#### SHORT TASK
Output every line of the material exactly, omitting images.

#### INFORMATION SUPPLIED

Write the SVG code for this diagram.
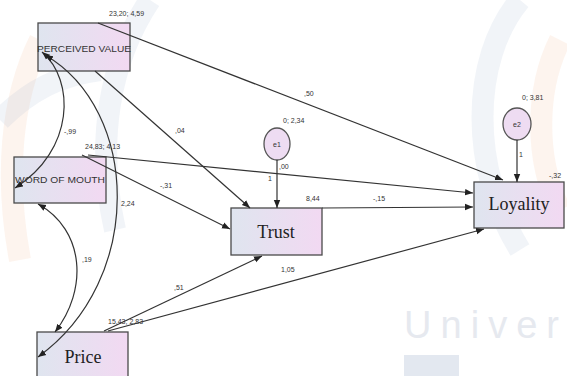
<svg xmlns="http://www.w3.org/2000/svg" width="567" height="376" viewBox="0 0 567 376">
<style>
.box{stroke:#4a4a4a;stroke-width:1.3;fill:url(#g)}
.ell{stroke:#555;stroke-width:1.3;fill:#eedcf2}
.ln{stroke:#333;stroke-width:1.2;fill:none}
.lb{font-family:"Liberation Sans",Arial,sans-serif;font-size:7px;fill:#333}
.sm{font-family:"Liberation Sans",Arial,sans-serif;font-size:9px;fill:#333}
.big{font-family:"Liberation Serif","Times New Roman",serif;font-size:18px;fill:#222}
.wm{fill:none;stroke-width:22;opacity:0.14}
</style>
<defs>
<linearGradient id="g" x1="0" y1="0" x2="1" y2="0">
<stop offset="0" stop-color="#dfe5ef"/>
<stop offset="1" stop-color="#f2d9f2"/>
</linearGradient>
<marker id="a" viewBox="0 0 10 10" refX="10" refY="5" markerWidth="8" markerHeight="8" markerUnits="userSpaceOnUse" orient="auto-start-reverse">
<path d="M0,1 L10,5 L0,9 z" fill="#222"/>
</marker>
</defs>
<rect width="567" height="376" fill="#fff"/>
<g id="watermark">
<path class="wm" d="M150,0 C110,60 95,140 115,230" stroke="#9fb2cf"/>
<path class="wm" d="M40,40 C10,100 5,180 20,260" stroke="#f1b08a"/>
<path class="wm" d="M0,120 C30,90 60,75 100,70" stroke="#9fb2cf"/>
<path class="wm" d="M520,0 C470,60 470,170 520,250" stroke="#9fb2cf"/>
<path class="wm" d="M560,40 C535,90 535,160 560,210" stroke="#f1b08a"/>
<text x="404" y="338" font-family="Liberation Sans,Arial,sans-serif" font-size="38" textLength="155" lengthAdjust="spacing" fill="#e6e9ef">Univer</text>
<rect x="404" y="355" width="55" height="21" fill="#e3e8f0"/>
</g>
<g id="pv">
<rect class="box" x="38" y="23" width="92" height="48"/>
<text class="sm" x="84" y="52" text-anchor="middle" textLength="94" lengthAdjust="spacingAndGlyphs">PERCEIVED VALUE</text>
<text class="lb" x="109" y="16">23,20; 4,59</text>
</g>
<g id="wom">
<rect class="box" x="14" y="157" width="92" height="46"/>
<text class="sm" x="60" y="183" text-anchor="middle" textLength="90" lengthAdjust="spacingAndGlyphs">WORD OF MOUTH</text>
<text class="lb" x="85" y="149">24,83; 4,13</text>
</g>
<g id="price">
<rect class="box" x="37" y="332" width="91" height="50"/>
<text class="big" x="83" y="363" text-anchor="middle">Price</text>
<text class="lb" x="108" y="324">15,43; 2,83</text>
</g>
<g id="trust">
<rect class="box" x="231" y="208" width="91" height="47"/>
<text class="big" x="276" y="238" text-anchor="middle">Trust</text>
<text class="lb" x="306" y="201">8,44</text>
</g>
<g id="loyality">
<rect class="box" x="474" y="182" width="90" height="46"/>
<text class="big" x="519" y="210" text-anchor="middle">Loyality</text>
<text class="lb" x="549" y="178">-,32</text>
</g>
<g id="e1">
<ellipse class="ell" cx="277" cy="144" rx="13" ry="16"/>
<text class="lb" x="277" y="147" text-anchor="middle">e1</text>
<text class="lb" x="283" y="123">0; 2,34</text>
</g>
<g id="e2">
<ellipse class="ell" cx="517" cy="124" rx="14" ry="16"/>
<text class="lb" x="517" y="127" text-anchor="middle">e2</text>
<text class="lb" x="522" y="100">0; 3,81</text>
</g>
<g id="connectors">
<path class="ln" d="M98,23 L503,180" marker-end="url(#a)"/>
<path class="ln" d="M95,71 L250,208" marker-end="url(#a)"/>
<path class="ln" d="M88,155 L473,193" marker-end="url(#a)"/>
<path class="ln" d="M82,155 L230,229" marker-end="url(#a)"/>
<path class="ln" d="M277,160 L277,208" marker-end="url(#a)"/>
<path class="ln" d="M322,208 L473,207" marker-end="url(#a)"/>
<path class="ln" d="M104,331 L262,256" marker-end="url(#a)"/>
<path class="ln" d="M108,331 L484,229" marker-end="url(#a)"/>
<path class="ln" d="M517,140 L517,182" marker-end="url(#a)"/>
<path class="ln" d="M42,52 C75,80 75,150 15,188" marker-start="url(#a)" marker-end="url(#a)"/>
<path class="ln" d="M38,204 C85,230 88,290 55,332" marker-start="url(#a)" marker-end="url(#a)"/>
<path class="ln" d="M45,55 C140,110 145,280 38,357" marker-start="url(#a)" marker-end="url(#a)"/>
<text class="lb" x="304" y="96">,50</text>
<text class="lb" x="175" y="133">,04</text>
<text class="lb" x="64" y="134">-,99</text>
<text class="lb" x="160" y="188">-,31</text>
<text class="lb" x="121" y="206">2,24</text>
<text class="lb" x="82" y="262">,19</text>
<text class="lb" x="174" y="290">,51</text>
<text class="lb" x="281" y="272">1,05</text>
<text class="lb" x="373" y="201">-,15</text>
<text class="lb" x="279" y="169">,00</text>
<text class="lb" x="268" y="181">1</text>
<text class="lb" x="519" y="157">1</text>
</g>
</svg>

#### THE OUTPUT
Write the SVG code for this diagram.
<svg xmlns="http://www.w3.org/2000/svg" width="567" height="376" viewBox="0 0 567 376">
<style>
.box{stroke:#4a4a4a;stroke-width:1.3;fill:url(#g)}
.ell{stroke:#555;stroke-width:1.3;fill:#eedcf2}
.ln{stroke:#333;stroke-width:1.2;fill:none}
.lb{font-family:"Liberation Sans",Arial,sans-serif;font-size:7px;fill:#333}
.sm{font-family:"Liberation Sans",Arial,sans-serif;font-size:9px;fill:#333}
.big{font-family:"Liberation Serif","Times New Roman",serif;font-size:18px;fill:#222}
.wm{fill:none;stroke-width:22;opacity:0.14}
</style>
<defs>
<linearGradient id="g" x1="0" y1="0" x2="1" y2="0">
<stop offset="0" stop-color="#dfe5ef"/>
<stop offset="1" stop-color="#f2d9f2"/>
</linearGradient>
<marker id="a" viewBox="0 0 10 10" refX="10" refY="5" markerWidth="8" markerHeight="8" markerUnits="userSpaceOnUse" orient="auto-start-reverse">
<path d="M0,1 L10,5 L0,9 z" fill="#222"/>
</marker>
</defs>
<rect width="567" height="376" fill="#fff"/>
<g id="watermark">
<path class="wm" d="M150,0 C110,60 95,140 115,230" stroke="#9fb2cf"/>
<path class="wm" d="M40,40 C10,100 5,180 20,260" stroke="#f1b08a"/>
<path class="wm" d="M0,120 C30,90 60,75 100,70" stroke="#9fb2cf"/>
<path class="wm" d="M520,0 C470,60 470,170 520,250" stroke="#9fb2cf"/>
<path class="wm" d="M560,40 C535,90 535,160 560,210" stroke="#f1b08a"/>
<text x="404" y="338" font-family="Liberation Sans,Arial,sans-serif" font-size="38" textLength="155" lengthAdjust="spacing" fill="#e6e9ef">Univer</text>
<rect x="404" y="355" width="55" height="21" fill="#e3e8f0"/>
</g>
<g id="pv">
<rect class="box" x="38" y="23" width="92" height="48"/>
<text class="sm" x="84" y="52" text-anchor="middle" textLength="94" lengthAdjust="spacingAndGlyphs">PERCEIVED VALUE</text>
<text class="lb" x="109" y="16">23,20; 4,59</text>
</g>
<g id="wom">
<rect class="box" x="14" y="157" width="92" height="46"/>
<text class="sm" x="60" y="183" text-anchor="middle" textLength="90" lengthAdjust="spacingAndGlyphs">WORD OF MOUTH</text>
<text class="lb" x="85" y="149">24,83; 4,13</text>
</g>
<g id="price">
<rect class="box" x="37" y="332" width="91" height="50"/>
<text class="big" x="83" y="363" text-anchor="middle">Price</text>
<text class="lb" x="108" y="324">15,43; 2,83</text>
</g>
<g id="trust">
<rect class="box" x="231" y="208" width="91" height="47"/>
<text class="big" x="276" y="238" text-anchor="middle">Trust</text>
<text class="lb" x="306" y="201">8,44</text>
</g>
<g id="loyality">
<rect class="box" x="474" y="182" width="90" height="46"/>
<text class="big" x="519" y="210" text-anchor="middle">Loyality</text>
<text class="lb" x="549" y="178">-,32</text>
</g>
<g id="e1">
<ellipse class="ell" cx="277" cy="144" rx="13" ry="16"/>
<text class="lb" x="277" y="147" text-anchor="middle">e1</text>
<text class="lb" x="283" y="123">0; 2,34</text>
</g>
<g id="e2">
<ellipse class="ell" cx="517" cy="124" rx="14" ry="16"/>
<text class="lb" x="517" y="127" text-anchor="middle">e2</text>
<text class="lb" x="522" y="100">0; 3,81</text>
</g>
<g id="connectors">
<path class="ln" d="M98,23 L503,180" marker-end="url(#a)"/>
<path class="ln" d="M95,71 L250,208" marker-end="url(#a)"/>
<path class="ln" d="M88,155 L473,193" marker-end="url(#a)"/>
<path class="ln" d="M82,155 L230,229" marker-end="url(#a)"/>
<path class="ln" d="M277,160 L277,208" marker-end="url(#a)"/>
<path class="ln" d="M322,208 L473,207" marker-end="url(#a)"/>
<path class="ln" d="M104,331 L262,256" marker-end="url(#a)"/>
<path class="ln" d="M108,331 L484,229" marker-end="url(#a)"/>
<path class="ln" d="M517,140 L517,182" marker-end="url(#a)"/>
<path class="ln" d="M42,52 C75,80 75,150 15,188" marker-start="url(#a)" marker-end="url(#a)"/>
<path class="ln" d="M38,204 C85,230 88,290 55,332" marker-start="url(#a)" marker-end="url(#a)"/>
<path class="ln" d="M45,55 C140,110 145,280 38,357" marker-start="url(#a)" marker-end="url(#a)"/>
<text class="lb" x="304" y="96">,50</text>
<text class="lb" x="175" y="133">,04</text>
<text class="lb" x="64" y="134">-,99</text>
<text class="lb" x="160" y="188">-,31</text>
<text class="lb" x="121" y="206">2,24</text>
<text class="lb" x="82" y="262">,19</text>
<text class="lb" x="174" y="290">,51</text>
<text class="lb" x="281" y="272">1,05</text>
<text class="lb" x="373" y="201">-,15</text>
<text class="lb" x="279" y="169">,00</text>
<text class="lb" x="268" y="181">1</text>
<text class="lb" x="519" y="157">1</text>
</g>
</svg>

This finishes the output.